[Records from a data collection]
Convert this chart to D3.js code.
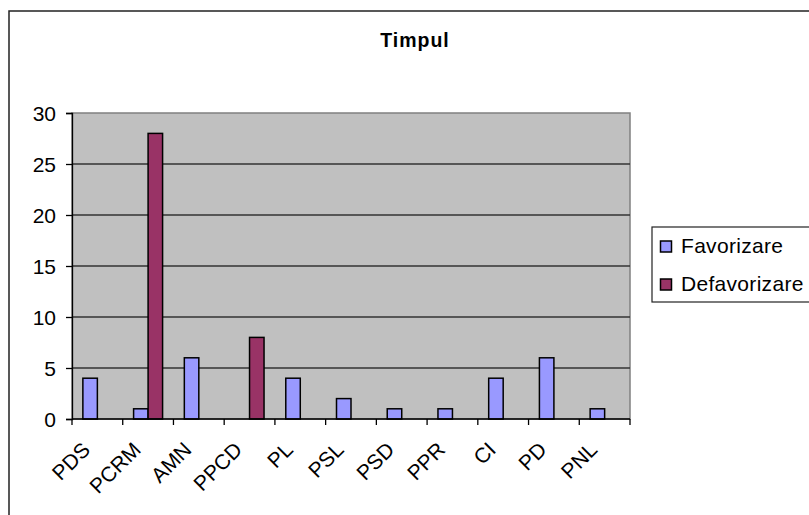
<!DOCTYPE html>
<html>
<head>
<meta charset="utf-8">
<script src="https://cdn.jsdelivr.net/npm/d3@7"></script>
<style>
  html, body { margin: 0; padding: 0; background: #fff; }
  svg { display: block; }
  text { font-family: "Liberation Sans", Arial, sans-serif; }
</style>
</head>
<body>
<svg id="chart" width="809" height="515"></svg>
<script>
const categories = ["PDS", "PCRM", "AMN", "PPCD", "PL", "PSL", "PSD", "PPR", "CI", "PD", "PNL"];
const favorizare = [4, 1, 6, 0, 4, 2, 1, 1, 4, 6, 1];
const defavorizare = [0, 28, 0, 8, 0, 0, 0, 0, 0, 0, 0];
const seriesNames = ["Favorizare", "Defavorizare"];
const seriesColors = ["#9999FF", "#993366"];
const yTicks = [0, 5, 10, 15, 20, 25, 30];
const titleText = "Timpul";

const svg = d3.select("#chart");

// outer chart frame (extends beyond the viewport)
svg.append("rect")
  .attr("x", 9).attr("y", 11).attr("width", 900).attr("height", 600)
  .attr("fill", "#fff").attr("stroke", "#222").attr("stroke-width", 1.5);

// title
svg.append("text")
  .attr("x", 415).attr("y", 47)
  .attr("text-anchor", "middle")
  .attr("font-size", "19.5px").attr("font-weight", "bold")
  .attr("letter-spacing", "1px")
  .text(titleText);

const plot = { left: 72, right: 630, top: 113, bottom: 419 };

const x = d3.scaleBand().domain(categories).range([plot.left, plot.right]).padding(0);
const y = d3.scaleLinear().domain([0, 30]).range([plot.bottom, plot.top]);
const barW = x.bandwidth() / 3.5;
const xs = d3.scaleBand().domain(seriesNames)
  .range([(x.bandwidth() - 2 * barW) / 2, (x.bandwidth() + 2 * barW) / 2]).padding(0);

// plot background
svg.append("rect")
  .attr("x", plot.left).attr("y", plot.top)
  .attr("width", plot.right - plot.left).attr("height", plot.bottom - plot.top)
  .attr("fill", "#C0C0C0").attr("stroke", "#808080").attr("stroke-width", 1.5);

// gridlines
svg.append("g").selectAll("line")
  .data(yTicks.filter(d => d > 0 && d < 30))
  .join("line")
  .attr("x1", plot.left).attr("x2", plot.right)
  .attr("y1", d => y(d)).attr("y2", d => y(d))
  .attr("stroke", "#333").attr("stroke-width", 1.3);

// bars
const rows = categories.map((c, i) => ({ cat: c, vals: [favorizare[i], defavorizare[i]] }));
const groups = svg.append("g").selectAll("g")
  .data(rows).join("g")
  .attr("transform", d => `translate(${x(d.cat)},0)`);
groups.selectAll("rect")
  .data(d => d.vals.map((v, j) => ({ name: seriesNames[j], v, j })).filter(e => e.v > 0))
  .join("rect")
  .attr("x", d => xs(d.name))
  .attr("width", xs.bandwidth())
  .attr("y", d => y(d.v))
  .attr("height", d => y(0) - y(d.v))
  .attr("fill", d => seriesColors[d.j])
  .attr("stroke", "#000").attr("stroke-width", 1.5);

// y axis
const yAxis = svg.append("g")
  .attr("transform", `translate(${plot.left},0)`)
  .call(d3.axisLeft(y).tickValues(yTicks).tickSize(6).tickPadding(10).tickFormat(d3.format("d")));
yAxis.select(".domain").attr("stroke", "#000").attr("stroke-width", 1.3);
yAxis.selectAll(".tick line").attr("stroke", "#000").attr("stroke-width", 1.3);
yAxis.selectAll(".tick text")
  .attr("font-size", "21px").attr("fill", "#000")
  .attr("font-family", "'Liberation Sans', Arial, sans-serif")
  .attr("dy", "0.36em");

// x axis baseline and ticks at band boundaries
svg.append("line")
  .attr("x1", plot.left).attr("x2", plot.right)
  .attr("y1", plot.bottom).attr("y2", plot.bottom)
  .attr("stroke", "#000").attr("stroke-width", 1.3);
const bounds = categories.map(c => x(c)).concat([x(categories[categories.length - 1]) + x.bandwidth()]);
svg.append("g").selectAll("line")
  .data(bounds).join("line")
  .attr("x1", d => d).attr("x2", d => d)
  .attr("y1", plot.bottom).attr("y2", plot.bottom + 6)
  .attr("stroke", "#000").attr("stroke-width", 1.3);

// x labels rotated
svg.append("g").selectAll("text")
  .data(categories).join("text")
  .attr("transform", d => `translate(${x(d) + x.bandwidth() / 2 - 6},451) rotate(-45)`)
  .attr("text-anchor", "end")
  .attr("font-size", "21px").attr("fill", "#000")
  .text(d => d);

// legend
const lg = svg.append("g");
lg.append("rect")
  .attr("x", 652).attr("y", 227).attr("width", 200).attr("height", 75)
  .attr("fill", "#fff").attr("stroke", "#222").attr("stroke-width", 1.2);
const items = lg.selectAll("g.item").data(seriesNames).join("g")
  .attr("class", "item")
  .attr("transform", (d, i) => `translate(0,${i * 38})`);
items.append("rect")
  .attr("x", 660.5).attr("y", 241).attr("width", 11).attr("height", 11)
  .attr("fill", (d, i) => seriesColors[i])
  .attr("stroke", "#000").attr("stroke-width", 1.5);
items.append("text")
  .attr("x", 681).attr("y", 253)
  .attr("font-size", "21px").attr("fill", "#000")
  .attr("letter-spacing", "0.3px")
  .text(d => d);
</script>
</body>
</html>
==
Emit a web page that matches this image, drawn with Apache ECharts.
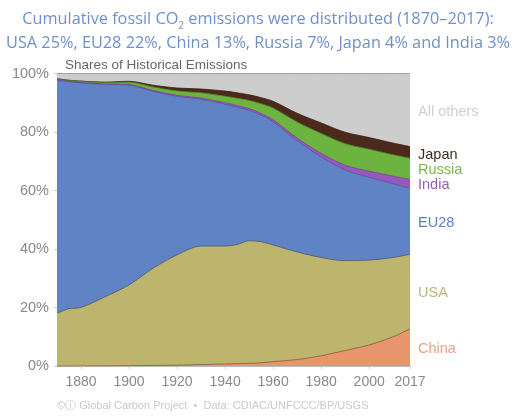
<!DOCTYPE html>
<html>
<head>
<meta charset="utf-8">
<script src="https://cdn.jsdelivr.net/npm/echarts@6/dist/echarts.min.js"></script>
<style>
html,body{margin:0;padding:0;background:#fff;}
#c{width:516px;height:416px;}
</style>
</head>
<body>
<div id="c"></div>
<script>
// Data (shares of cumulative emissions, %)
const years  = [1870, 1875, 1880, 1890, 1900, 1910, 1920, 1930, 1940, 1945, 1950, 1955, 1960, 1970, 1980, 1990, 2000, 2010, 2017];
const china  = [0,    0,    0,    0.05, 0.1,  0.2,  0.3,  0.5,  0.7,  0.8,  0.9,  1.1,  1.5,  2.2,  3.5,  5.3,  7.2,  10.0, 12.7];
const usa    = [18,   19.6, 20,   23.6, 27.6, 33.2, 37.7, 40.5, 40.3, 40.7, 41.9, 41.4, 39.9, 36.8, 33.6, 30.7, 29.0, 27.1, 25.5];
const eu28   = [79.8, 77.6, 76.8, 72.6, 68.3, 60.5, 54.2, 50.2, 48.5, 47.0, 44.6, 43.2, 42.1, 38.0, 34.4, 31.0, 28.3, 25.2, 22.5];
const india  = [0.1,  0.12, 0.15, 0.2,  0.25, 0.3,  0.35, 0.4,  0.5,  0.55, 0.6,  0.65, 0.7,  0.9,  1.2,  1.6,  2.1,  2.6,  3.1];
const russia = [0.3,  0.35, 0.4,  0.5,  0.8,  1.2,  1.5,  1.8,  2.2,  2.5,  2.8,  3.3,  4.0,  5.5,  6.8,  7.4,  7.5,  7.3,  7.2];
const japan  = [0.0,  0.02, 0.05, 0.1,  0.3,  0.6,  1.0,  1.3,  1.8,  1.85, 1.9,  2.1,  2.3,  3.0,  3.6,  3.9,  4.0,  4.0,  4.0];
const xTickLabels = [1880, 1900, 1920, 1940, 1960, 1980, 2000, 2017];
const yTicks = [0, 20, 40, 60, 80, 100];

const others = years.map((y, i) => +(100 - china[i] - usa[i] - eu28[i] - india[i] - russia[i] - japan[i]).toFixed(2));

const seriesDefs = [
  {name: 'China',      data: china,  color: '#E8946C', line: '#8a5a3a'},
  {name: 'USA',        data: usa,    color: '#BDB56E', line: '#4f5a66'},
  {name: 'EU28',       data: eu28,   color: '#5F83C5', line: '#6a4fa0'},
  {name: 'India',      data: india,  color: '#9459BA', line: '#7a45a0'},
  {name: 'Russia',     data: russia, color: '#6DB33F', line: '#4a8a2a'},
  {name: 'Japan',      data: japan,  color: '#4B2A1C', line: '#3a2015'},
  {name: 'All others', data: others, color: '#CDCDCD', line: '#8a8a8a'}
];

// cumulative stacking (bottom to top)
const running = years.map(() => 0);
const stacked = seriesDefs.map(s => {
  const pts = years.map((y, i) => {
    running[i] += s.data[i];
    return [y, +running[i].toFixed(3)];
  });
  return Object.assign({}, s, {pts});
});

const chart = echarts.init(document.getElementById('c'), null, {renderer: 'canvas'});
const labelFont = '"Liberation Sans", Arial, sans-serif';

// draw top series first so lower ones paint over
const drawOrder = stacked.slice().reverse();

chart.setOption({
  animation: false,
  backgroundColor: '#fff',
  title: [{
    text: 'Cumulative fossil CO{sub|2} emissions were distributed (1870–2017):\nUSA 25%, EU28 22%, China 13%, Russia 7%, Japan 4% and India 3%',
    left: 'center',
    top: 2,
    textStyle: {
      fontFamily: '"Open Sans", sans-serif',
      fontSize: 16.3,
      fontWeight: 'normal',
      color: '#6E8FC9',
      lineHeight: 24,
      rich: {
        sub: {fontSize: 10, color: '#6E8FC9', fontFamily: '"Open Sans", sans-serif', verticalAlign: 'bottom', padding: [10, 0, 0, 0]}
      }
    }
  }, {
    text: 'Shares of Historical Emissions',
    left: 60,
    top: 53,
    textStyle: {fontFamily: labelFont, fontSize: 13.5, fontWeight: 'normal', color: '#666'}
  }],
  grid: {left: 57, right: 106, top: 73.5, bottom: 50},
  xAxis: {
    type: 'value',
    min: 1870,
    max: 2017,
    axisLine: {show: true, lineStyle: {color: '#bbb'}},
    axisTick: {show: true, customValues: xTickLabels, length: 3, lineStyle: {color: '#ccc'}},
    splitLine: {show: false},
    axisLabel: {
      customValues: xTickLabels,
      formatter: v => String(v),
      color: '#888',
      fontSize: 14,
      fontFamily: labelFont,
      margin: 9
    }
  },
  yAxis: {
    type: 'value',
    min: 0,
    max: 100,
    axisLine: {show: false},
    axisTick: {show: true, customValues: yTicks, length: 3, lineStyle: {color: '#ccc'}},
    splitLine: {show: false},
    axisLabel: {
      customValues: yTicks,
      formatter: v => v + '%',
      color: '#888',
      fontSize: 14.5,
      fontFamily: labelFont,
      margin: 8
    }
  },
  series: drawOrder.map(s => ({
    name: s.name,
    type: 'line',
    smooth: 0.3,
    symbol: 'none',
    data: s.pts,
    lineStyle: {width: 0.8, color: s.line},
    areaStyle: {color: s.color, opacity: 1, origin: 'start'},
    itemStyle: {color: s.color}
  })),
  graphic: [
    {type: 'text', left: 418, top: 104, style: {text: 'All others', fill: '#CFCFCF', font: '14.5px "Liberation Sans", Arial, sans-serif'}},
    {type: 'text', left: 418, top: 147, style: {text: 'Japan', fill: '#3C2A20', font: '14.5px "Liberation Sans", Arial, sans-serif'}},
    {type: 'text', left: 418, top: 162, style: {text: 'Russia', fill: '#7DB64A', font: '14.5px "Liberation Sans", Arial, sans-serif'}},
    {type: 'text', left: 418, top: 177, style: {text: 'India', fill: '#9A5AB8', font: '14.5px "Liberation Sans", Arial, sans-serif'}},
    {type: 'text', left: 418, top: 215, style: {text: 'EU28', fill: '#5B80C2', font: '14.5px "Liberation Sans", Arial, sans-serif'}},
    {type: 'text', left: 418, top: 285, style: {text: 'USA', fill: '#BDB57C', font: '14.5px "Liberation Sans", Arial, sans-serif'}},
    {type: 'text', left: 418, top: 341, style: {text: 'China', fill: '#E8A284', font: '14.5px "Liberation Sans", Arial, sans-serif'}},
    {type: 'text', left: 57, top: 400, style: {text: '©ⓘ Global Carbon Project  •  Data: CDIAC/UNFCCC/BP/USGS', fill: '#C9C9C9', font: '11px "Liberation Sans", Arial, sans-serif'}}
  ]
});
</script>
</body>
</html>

• **Task description**
All lines above starting at the one with "Convert this chart to D3.js code." and ending at the one with "barW) / 2]).padding(0);", inclusive, are to be printed again exactly, with the pictures left out.

• **The result**
Convert this chart to D3.js code.
<!DOCTYPE html>
<html>
<head>
<meta charset="utf-8">
<script src="https://cdn.jsdelivr.net/npm/d3@7"></script>
<style>
  html, body { margin: 0; padding: 0; background: #fff; }
  svg { display: block; }
  text { font-family: "Liberation Sans", Arial, sans-serif; }
</style>
</head>
<body>
<svg id="chart" width="809" height="515"></svg>
<script>
const categories = ["PDS", "PCRM", "AMN", "PPCD", "PL", "PSL", "PSD", "PPR", "CI", "PD", "PNL"];
const favorizare = [4, 1, 6, 0, 4, 2, 1, 1, 4, 6, 1];
const defavorizare = [0, 28, 0, 8, 0, 0, 0, 0, 0, 0, 0];
const seriesNames = ["Favorizare", "Defavorizare"];
const seriesColors = ["#9999FF", "#993366"];
const yTicks = [0, 5, 10, 15, 20, 25, 30];
const titleText = "Timpul";

const svg = d3.select("#chart");

// outer chart frame (extends beyond the viewport)
svg.append("rect")
  .attr("x", 9).attr("y", 11).attr("width", 900).attr("height", 600)
  .attr("fill", "#fff").attr("stroke", "#222").attr("stroke-width", 1.5);

// title
svg.append("text")
  .attr("x", 415).attr("y", 47)
  .attr("text-anchor", "middle")
  .attr("font-size", "19.5px").attr("font-weight", "bold")
  .attr("letter-spacing", "1px")
  .text(titleText);

const plot = { left: 72, right: 630, top: 113, bottom: 419 };

const x = d3.scaleBand().domain(categories).range([plot.left, plot.right]).padding(0);
const y = d3.scaleLinear().domain([0, 30]).range([plot.bottom, plot.top]);
const barW = x.bandwidth() / 3.5;
const xs = d3.scaleBand().domain(seriesNames)
  .range([(x.bandwidth() - 2 * barW) / 2, (x.bandwidth() + 2 * barW) / 2]).padding(0);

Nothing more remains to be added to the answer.